After the ceremony, which has been a part of many Atacameño for thousands of years, the Colque family returns to the valley and goes to church—a Spanish Catholic church in the village of Machuca, where they live.

“It is very, very important to do this,” says Joel Colque, one of the younger adult members of the family at 24 years old. “With it we receive blessings, and a good year.”

This blending of cultures and beliefs may seem incongruous, until you realize that in this desert region at the northern tip of Chile is home to an incredibly hardy people with a long lineage in human history. Some mummified remains in Father Le Paige’s Museum at San Pedro de Atacama are the oldest in the world, pre-dating Egyptian relics by thousands of years.

The Atacameño people were invaded by the Inca, colonized and relentlessly persecuted by the Spanish, and at times under the control of Bolivia and Peru. Their religion, culture and language have been under attack for centuries, yet somehow they have preserved a way of life that is little changed, and very welcoming to visitors.

Chile travel

“My people have made rituals at the top of volcanoes for 600 years before the Spanish,” Joel tells me. “We make animal sacrifices, though when the Incas came to this area they were known to make human sacrifices. Many of their constructions are still up there, in the Andes.”

The Atacama Desert presents a geography that is almost like another planet. Its otherworldly appearance and terrain have been likened to Mars; so much so that it has been the location for many movies filming Mars scenes, and NASA tests instruments for future Mars missions here. The lack of rain — an average of only .04 inches per year in the entire region—has created riverbeds that scientists believe have been dry for 120,000 years.

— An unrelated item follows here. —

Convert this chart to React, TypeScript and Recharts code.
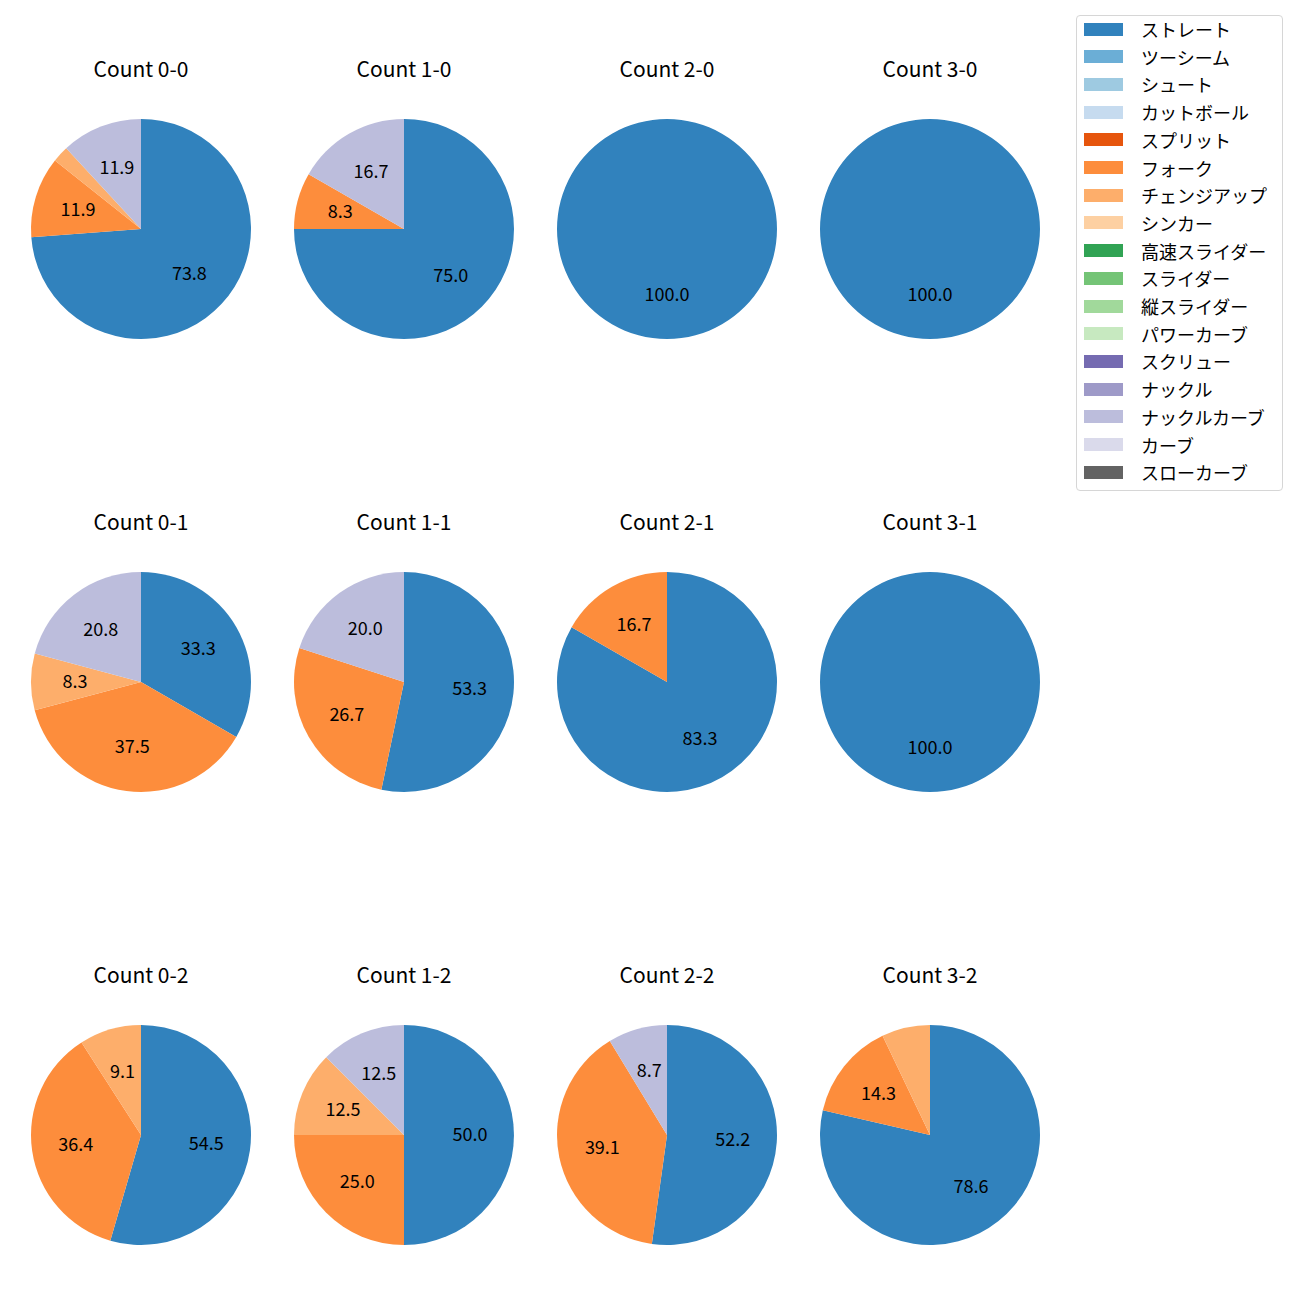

The immensity of the landscape is breathtaking, as you pass copper and lithium mines made famous by Che Guevara and the 2010 incident that trapped 33 miners for two months, with smoking 35 million-year-old Andes volcanoes of up to 22,000 feet looming over it all. And at six to nine thousand feet of elevation, altitude sickness is common; visitors are cautioned for the possibility of some initial lethargy, headaches or insomnia.

Into the Salt Flats

For a real look at the history of the Atacameño people, hike up the Pukara de Quitor, a fort just outside San Pedro de Atacama that was built around 900 B.C., until the Spanish overtook it centuries later. As I approach the entrance I hear guitar music; the ticket seller is sitting languidly in the corner playing music. As I pay my $2 entry fee, I attempt a conversation in very broken Spanish.

adobe door Atacama

The man’s name is Luis Salva, I learn; he has worked at Pukara de Quitor for two years. He plays five instruments, and performs another song before I start my climb into the fort. “Atacama es muy bonita,” Luis says.

I must agree. The fort is dotted with signs explaining its history of invasion upon the peaceful people, in both English and Spanish, and my arrival at the top yields a magnificent view of the desert gorge below. After my exploration, I hop on a loaner bike from the Alto Atacama Desert Lodge to explore the surrounding valleys and villages.

After a traditional asado (barbeque) lunch, Joel Colque arrives to take me to the Salar de Atacama, the largest salt flat in Chile and third-largest in the world. Joel is a guide working for Alto Atacama, and he represents the straddling of two worlds that many of the region’s younger generation undertake. Until you hear the story of his family’s annual animal sacrifice, you would think he was any adrenaline-junkie adventurer in his twenties. He’s big into sandboarding, but also attempts to ride his board down the snowcapped volcanoes. Joel guides not only for the hotel but also his aunt’s adventure tour company. He’s young, cocky and brash; if he threw in a few “dudes,” he could be a California surfer.